After the City Council approved the project in May 2021, the group filed a lawsuit asserting that the apartment complex plans were “inconsistent” with parts of Livermore’s downtown plan, and should not have been approved.

The lawsuit also alleged the city needed to do further environmental analysis regarding contamination on the site. But Alameda County Court Judge Frank Roesch ruled against the group in February, calling the lawsuit “almost utterly without merit.”

The group appealed the decision to a state court of appeal, and the case is pending. It’s unclear when it will be resolved, though the city attorney and other officials said they are confident the appeal will fail.

The group, going by another name at the time, also put a referendum on the ballot in 2020 trying to block the city’s plans for a hotel development downtown, but voters rejected it. The group also threatened other referendums over portions of the city’s plans for downtown.

At the meeting that began May 23, and was continued into May 24, King said the group is strongly opposed to the agreement with Eden Housing and the land transfer.

“The city is taking a lot of financial risk here in a project that most do not support,” she said.

“The agreement is a horrible deal for the city, and further demonstrates that the city is not listening to its residents,” she said. King also threatened potential further legal action.

But the council fired back, arguing Save Livermore Downtown is only aiming to delay the housing, and said most residents have expressed support for the downtown plans through elections, referendums and public planning sessions.
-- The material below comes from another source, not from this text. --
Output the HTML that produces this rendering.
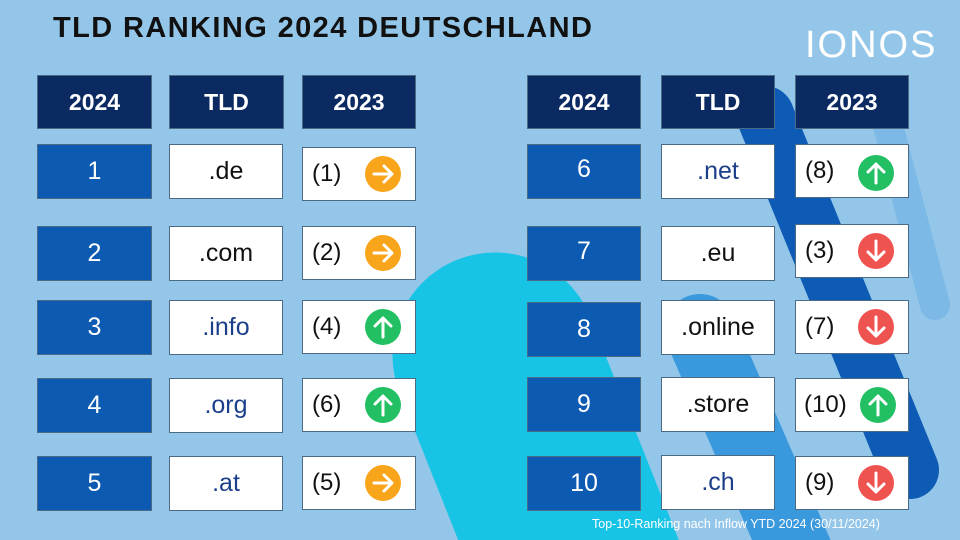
<!DOCTYPE html>
<html style="overflow:hidden"><head><meta charset="utf-8"><style>
html,body{margin:0;width:960px;height:540px;overflow:hidden}
body{background:#93c6e8;position:relative;font-family:"Liberation Sans",sans-serif}
svg.bg{position:absolute;left:0;top:0;display:block}
.t{position:absolute;left:53px;top:12px;font-size:29px;font-weight:bold;color:#111;letter-spacing:1.4px;white-space:nowrap}
.logo{position:absolute;left:805px;top:24px;font-size:38px;color:#fff;letter-spacing:2px;white-space:nowrap}
.b{position:absolute;box-sizing:border-box;display:flex;align-items:center;justify-content:center;border:1px solid #4a6a85}
.h{background:#0c2a62;color:#fff;font-weight:bold;font-size:23px;height:54px}
.n{background:#0c5ab2;color:#fff;font-size:25px;height:55px}
.w{background:#fff;color:#111;font-size:25px;height:55px}
.w.bl{color:#1b3f8a}
.c{background:#fff;color:#111;font-size:24px;height:54px;justify-content:flex-start;padding-left:9px}
.ic{position:absolute;right:14px;top:50%;margin-top:-18px;width:36px;height:36px}
.foot{position:absolute;left:592px;top:517px;font-size:12.5px;color:#fff;white-space:nowrap}
</style></head><body>
<svg width="0" height="0" style="position:absolute">
<defs>
<g id="o"><circle cx="18" cy="18" r="18" fill="#f8a51b"/><path d="M9 18H27M19 10L27 18L19 26" stroke="#fff" stroke-width="3" fill="none" stroke-linecap="round" stroke-linejoin="round"/></g>
<g id="g"><circle cx="18" cy="18" r="18" fill="#22c063"/><path d="M18 28V9M10 17L18 9L26 17" stroke="#fff" stroke-width="3" fill="none" stroke-linecap="round" stroke-linejoin="round"/></g>
<g id="r"><circle cx="18" cy="18" r="18" fill="#ef5350"/><path d="M18 8V27M10 19L18 27L26 19" stroke="#fff" stroke-width="3" fill="none" stroke-linecap="round" stroke-linejoin="round"/></g>
</defs></svg>
<svg class="bg" width="960" height="540">
<line x1="495" y1="355" x2="640" y2="720" stroke="#18c4e6" stroke-width="205" stroke-linecap="round"/>
<line x1="880" y1="95" x2="935" y2="305" stroke="#7cb9e6" stroke-width="30" stroke-linecap="round"/>
<line x1="700" y1="330" x2="800" y2="560" stroke="#3a98dd" stroke-width="72" stroke-linecap="round"/>
<line x1="765" y1="115" x2="910" y2="470" stroke="#0e5bb6" stroke-width="58" stroke-linecap="round"/>
</svg>
<div class="t">TLD RANKING 2024 DEUTSCHLAND</div>
<div class="logo">IONOS</div>

<div class="b h" style="left:37px;top:75px;width:115px">2024</div>
<div class="b h" style="left:169px;top:75px;width:115px">TLD</div>
<div class="b h" style="left:302px;top:75px;width:114px">2023</div>
<div class="b h" style="left:527px;top:75px;width:114px">2024</div>
<div class="b h" style="left:661px;top:75px;width:114px">TLD</div>
<div class="b h" style="left:795px;top:75px;width:114px">2023</div>

<div class="b n" style="left:37px;top:144px;width:115px">1</div>
<div class="b w" style="left:169px;top:144px;width:114px">.de</div>
<div class="b c" style="left:302px;top:147px;width:114px">(1)<svg class="ic"><use href="#o"/></svg></div>
<div class="b n" style="left:37px;top:226px;width:115px">2</div>
<div class="b w" style="left:169px;top:226px;width:114px">.com</div>
<div class="b c" style="left:302px;top:226px;width:114px">(2)<svg class="ic"><use href="#o"/></svg></div>
<div class="b n" style="left:37px;top:300px;width:115px">3</div>
<div class="b w bl" style="left:169px;top:300px;width:114px">.info</div>
<div class="b c" style="left:302px;top:300px;width:114px">(4)<svg class="ic"><use href="#g"/></svg></div>
<div class="b n" style="left:37px;top:378px;width:115px">4</div>
<div class="b w bl" style="left:169px;top:378px;width:114px">.org</div>
<div class="b c" style="left:302px;top:378px;width:114px">(6)<svg class="ic"><use href="#g"/></svg></div>
<div class="b n" style="left:37px;top:456px;width:115px">5</div>
<div class="b w bl" style="left:169px;top:456px;width:114px">.at</div>
<div class="b c" style="left:302px;top:456px;width:114px">(5)<svg class="ic"><use href="#o"/></svg></div>

<div class="b n" style="left:527px;top:144px;width:114px;align-items:flex-start;padding-top:10px">6</div>
<div class="b w bl" style="left:661px;top:144px;width:114px">.net</div>
<div class="b c" style="left:795px;top:144px;width:114px;align-items:flex-start;padding-top:12px">(8)<svg class="ic" style="margin-top:-16px"><use href="#g"/></svg></div>
<div class="b n" style="left:527px;top:226px;width:114px;align-items:flex-start;padding-top:10px">7</div>
<div class="b w" style="left:661px;top:226px;width:114px">.eu</div>
<div class="b c" style="left:795px;top:224px;width:114px;align-items:flex-start;padding-top:12px">(3)<svg class="ic"><use href="#r"/></svg></div>
<div class="b n" style="left:527px;top:302px;width:114px">8</div>
<div class="b w" style="left:661px;top:300px;width:114px">.online</div>
<div class="b c" style="left:795px;top:300px;width:114px;align-items:flex-start;padding-top:12px">(7)<svg class="ic"><use href="#r"/></svg></div>
<div class="b n" style="left:527px;top:377px;width:114px;align-items:flex-start;padding-top:12px">9</div>
<div class="b w" style="left:661px;top:377px;width:114px">.store</div>
<div class="b c" style="left:795px;top:378px;width:114px;padding-left:8px">(10)<svg class="ic" style="right:12px"><use href="#g"/></svg></div>
<div class="b n" style="left:527px;top:456px;width:114px">10</div>
<div class="b w bl" style="left:661px;top:455px;width:114px">.ch</div>
<div class="b c" style="left:795px;top:456px;width:114px">(9)<svg class="ic"><use href="#r"/></svg></div>

<div class="foot">Top-10-Ranking nach Inflow YTD 2024 (30/11/2024)</div>
</body></html>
“The leader of their group has expressed to me and other council members and other members in the community, many times, that if nothing happens, she wins,” Mayor Bob Woerner said at the meeting.

“Having repeatedly failed at the ballot box, by two to one margins, they have now resorted to frivolous lawsuits to block progress,” Woerner said. “They have dramatically failed in court so far, and I’m confident that they will continue to fail in court and elsewhere,” he said.

“In the arguments used against this development, I hear the dog whistles of racism and classism,” Munro said. “Those who say, ‘I want affordable housing, but not there,’ do not want to believe they are engaging in this behavior, but let’s be real,” she said.

Vice Mayor Regina Bonanno said council members are listening to the whole of the city’s population, not just a “small, well-funded local group, who insists that they know what’s best for everyone, who think they should decide who gets to live where, and will seemingly stop at nothing to get what they want.”

“They’ve delayed the project, they’ve wasted taxpayer dollars,” she said.

“This has hurt the community,” Bonanno said, “but it hasn’t stopped this project.”